Retype exactly the lines from the first one through the line with "const Y_STEP = 5;", including both ends; skip any pictures.

::: Data shown :::

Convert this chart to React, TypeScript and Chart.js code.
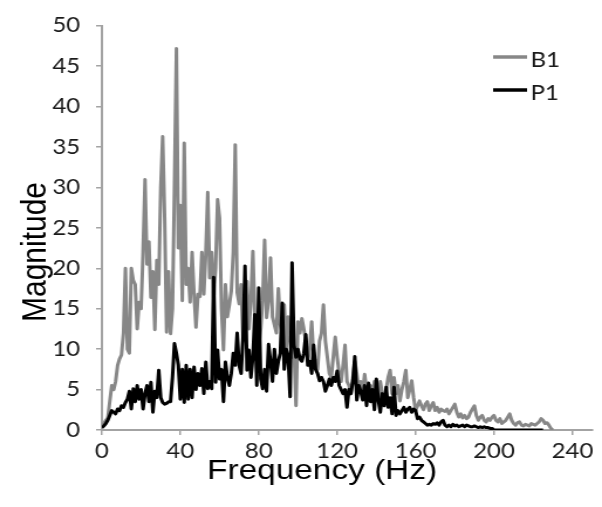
import React, { useEffect, useRef } from "react";
import { Chart, registerables } from "chart.js";

Chart.register(...registerables);

// Frequency bin spacing (Hz) of both spectra
const FREQ_STEP_HZ = 1;

const SERIES_NAMES = ["B1", "P1"];
const X_TITLE = "Frequency (Hz)";
const Y_TITLE = "Magnitude";
const X_TICKS = [0, 40, 80, 120, 160, 200, 240];
const X_MAX = 250;
const Y_MIN = 0;
const Y_MAX = 50;
const Y_STEP = 5;

// B1 magnitude, 0 Hz .. 230 Hz
const B1 = [
  0.4, 0.8, 1.2, 1.5, 3.5, 5.5, 5.0, 6.0, 8.0, 8.8,
  9.3, 12, 20, 10, 9.5, 20, 18.5, 18, 12.5, 15.8,
  15, 22, 31, 20.5, 23.3, 16.4, 19.6, 12.4, 21, 18,
  30, 36.3, 26.2, 12.1, 19.6, 11.9, 15, 30, 47.2, 22.5,
  27.8, 16, 35.5, 18, 20, 15.8, 22, 16.8, 12.7, 16.8,
  16.5, 22, 16.8, 22, 29.4, 18.8, 22, 16.4, 20, 28.5,
  26.2, 15, 9.9, 18, 14, 15.5, 17.2, 22, 35.3, 17,
  15.6, 18, 11, 14, 18.4, 12.5, 16, 22.1, 14, 12,
  10.5, 12.5, 16, 23.5, 13.9, 16, 21.3, 14, 13, 12,
  17.5, 13, 12, 15.5, 10, 14, 11, 9, 10, 3,
  13.4, 12, 13.8, 12.5, 11, 8.5, 10, 13.4, 9, 8.5,
  7.5, 11, 12, 15.5, 11, 9, 7, 6.5, 9, 11.5,
  9, 7, 6, 8, 10.5, 6, 5.5, 4.5, 6.5, 8.5,
  7, 5, 6, 4.5, 6.9, 5, 4, 5.5, 4, 6,
  5, 3.5, 6, 4.5, 3.5, 5, 6.5, 7.4, 4.5, 6.5,
  4.5, 5.5, 3.6, 5, 6, 7.4, 4, 5, 6.1, 4,
  2.4, 3, 3.6, 3, 2.5, 3.2, 3.5, 2.4, 3, 3.4,
  2.4, 2.8, 2.2, 2.6, 2.4, 2.3, 2.6, 2.0, 2.4, 2.8,
  3.2, 2.2, 1.6, 2.0, 1.5, 1.8, 1.4, 1.6, 2.2, 2.6,
  3.0, 1.8, 1.2, 1.6, 1.8, 1.2, 1.0, 1.4, 1.2, 1.6,
  1.8, 1.2, 1.0, 1.4, 0.8, 1.0, 1.2, 1.6, 2.0, 1.2,
  0.8, 0.6, 0.9, 1.0, 0.6, 0.5, 0.7, 0.6, 0.5, 0.8,
  0.7, 0.6, 0.8, 1.0, 1.4, 1.2, 0.8, 0.9, 0.6, 0.2,
  0,
];

// P1 magnitude, 0 Hz .. 225 Hz
const P1 = [
  0.3, 0.5, 0.8, 1.2, 1.8, 2.4, 2.2, 2.0, 2.6, 2.4,
  3.0, 2.8, 3.4, 3.8, 4.8, 2.6, 5.1, 3.5, 5.5, 3.8,
  5.0, 2.6, 4.5, 5.5, 3.5, 5.9, 2.2, 4.8, 4.0, 7.4,
  4.0, 3.4, 3.2, 3.3, 3.5, 3.5, 6.5, 10.7, 9.5, 8.0,
  3.8, 7.5, 3.4, 8.0, 3.8, 7.5, 4.0, 7.8, 5.0, 7.0,
  5.5, 7.6, 4.5, 8.4, 5.1, 6.0, 5.1, 18.9, 5.9, 9.9,
  6.3, 7.5, 3.5, 8.4, 6.5, 5.5, 7.0, 9.5, 8.0, 12.0,
  8.0, 7.0, 11.5, 20.3, 7.4, 9.9, 6.5, 9.0, 14.3, 5.5,
  17.6, 6.3, 5.1, 7.5, 4.8, 10.6, 8.5, 6.0, 10.0, 7.0,
  8.5, 9.5, 15.7, 7.5, 10.0, 9.0, 4.1, 20.7, 10.5, 9.0,
  10.0, 8.8, 8.5, 9.5, 11.8, 8.0, 8.5, 7.0, 10.5, 7.5,
  7.0, 6.1, 6.5, 6.0, 4.8, 5.5, 6.3, 5.5, 6.5, 6.0,
  7.3, 5.5, 5.0, 4.5, 5.0, 2.8, 5.0, 4.5, 6.0, 9.1,
  3.7, 5.5, 4.8, 3.7, 5.5, 3.0, 5.8, 3.5, 5.0, 2.5,
  6.3, 3.7, 2.2, 4.5, 3.0, 5.3, 2.8, 4.0, 2.0, 5.3,
  1.8, 2.4, 2.0, 2.4, 2.8, 2.2, 2.6, 2.8, 2.2, 2.6,
  2.4, 1.4, 1.6, 1.2, 1.0, 0.8, 0.6, 0.7, 0.6, 0.8,
  0.7, 0.9, 0.6, 1.0, 1.2, 0.6, 0.4, 0.6, 0.4, 0.7,
  0.5, 0.6, 0.4, 0.5, 0.6, 0.4, 0.6, 0.5, 0.4, 0.4,
  0.5, 0.4, 0.3, 0.4, 0.3, 0.4, 0.3, 0.3, 0.2, 0.2,
  0, 0, 0, 0, 0, 0, 0, 0, 0, 0,
  0, 0, 0, 0, 0, 0, 0, 0, 0, 0,
  0, 0, 0, 0, 0, 0,
];

const B1_COLOR = "#878787";
const P1_COLOR = "#000000";
const AXIS_COLOR = "#a3a3a3";
const TEXT_COLOR = "#1a1a1a";

// The reference is horizontally stretched; draw on a narrower canvas and stretch it.
const DISPLAY_W = 602;
const DISPLAY_H = 507;
const CANVAS_W = 514;
const CANVAS_H = 507;

const toPoints = (vals: number[]) =>
  vals.map((v, i) => ({ x: i * FREQ_STEP_HZ, y: v }));

const overlayPlugin = {
  id: "overlay",
  afterDraw(chart: any) {
    const ctx = chart.ctx as CanvasRenderingContext2D;
    ctx.save();
    // Legend
    const legendItems = [
      { label: SERIES_NAMES[0], color: B1_COLOR, y: 57 },
      { label: SERIES_NAMES[1], color: P1_COLOR, y: 90 },
    ];
    ctx.font = "20.5px Lato";
    ctx.textBaseline = "middle";
    ctx.textAlign = "left";
    for (const it of legendItems) {
      ctx.strokeStyle = it.color;
      ctx.lineWidth = 3.5;
      ctx.beginPath();
      ctx.moveTo(421, it.y);
      ctx.lineTo(450, it.y);
      ctx.stroke();
      ctx.fillStyle = TEXT_COLOR;
      ctx.fillText(it.label, 453, it.y + 3);
    }
    // X title
    ctx.fillStyle = "#000";
    ctx.font = "28.5px 'Liberation Sans'";
    ctx.textAlign = "center";
    ctx.textBaseline = "alphabetic";
    ctx.fillText(X_TITLE, 275, 479);
    // Y title
    ctx.save();
    ctx.translate(38.5, 252);
    ctx.rotate(-Math.PI / 2);
    ctx.font = "30px 'Liberation Sans'";
    ctx.textAlign = "center";
    ctx.textBaseline = "alphabetic";
    ctx.fillText(Y_TITLE, 0, 0);
    ctx.restore();
    ctx.restore();
  },
};

export default function App() {
  const canvasRef = useRef<HTMLCanvasElement | null>(null);

  useEffect(() => {
    const canvas = canvasRef.current;
    if (!canvas) return;
    const chart = new Chart(canvas, {
      type: "line",
      data: {
        datasets: [
          {
            label: SERIES_NAMES[0],
            data: toPoints(B1),
            borderColor: B1_COLOR,
            borderWidth: 3,
            pointRadius: 0,
            tension: 0,
            fill: false,
            borderJoinStyle: "round",
            order: 2,
          },
          {
            label: SERIES_NAMES[1],
            data: toPoints(P1),
            borderColor: P1_COLOR,
            borderWidth: 3,
            pointRadius: 0,
            tension: 0,
            fill: false,
            borderJoinStyle: "round",
            order: 1,
          },
        ],
      },
      options: {
        animation: false,
        responsive: false,
        devicePixelRatio: 1,
        layout: { padding: { left: 0, right: 8.5, top: 19, bottom: 0 } },
        plugins: {
          legend: { display: false },
          tooltip: { enabled: false },
        },
        scales: {
          x: {
            type: "linear",
            min: 0,
            max: X_MAX,
            afterBuildTicks(scale: any) {
              scale.ticks = X_TICKS.map((v) => ({ value: v }));
            },
            afterFit(scale: any) {
              scale.height = 77;
            },
            border: { display: true, color: AXIS_COLOR, width: 2 },
            grid: {
              display: true,
              drawOnChartArea: false,
              drawTicks: true,
              tickLength: 5,
              color: AXIS_COLOR,
              lineWidth: 1.5,
            },
            ticks: {
              autoSkip: false,
              maxRotation: 0,
              padding: 4,
              color: TEXT_COLOR,
              font: { family: "Lato", size: 20.5 },
            },
          },
          y: {
            type: "linear",
            min: Y_MIN,
            max: Y_MAX,
            afterFit(scale: any) {
              scale.width = 87;
            },
            border: { display: true, color: AXIS_COLOR, width: 2 },
            grid: {
              display: true,
              drawOnChartArea: false,
              drawTicks: true,
              tickLength: 5,
              color: AXIS_COLOR,
              lineWidth: 1.5,
            },
            ticks: {
              stepSize: Y_STEP,
              padding: 13.5,
              color: TEXT_COLOR,
              font: { family: "Lato", size: 20.5 },
            },
          },
        },
      },
      plugins: [overlayPlugin],
    } as any);
    return () => chart.destroy();
  }, []);

  return (
    <div
      style={{
        position: "absolute",
        left: 0,
        top: 0,
        width: DISPLAY_W,
        height: DISPLAY_H,
        background: "#fff",
        overflow: "hidden",
      }}
    >
      <canvas
        ref={canvasRef}
        width={CANVAS_W}
        height={CANVAS_H}
        style={{ width: DISPLAY_W + "px", height: DISPLAY_H + "px", display: "block" }}
      />
    </div>
  );
}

:::

- _Response below_:
Convert this chart to React, TypeScript and Chart.js code.
import React, { useEffect, useRef } from "react";
import { Chart, registerables } from "chart.js";

Chart.register(...registerables);

// Frequency bin spacing (Hz) of both spectra
const FREQ_STEP_HZ = 1;

const SERIES_NAMES = ["B1", "P1"];
const X_TITLE = "Frequency (Hz)";
const Y_TITLE = "Magnitude";
const X_TICKS = [0, 40, 80, 120, 160, 200, 240];
const X_MAX = 250;
const Y_MIN = 0;
const Y_MAX = 50;
const Y_STEP = 5;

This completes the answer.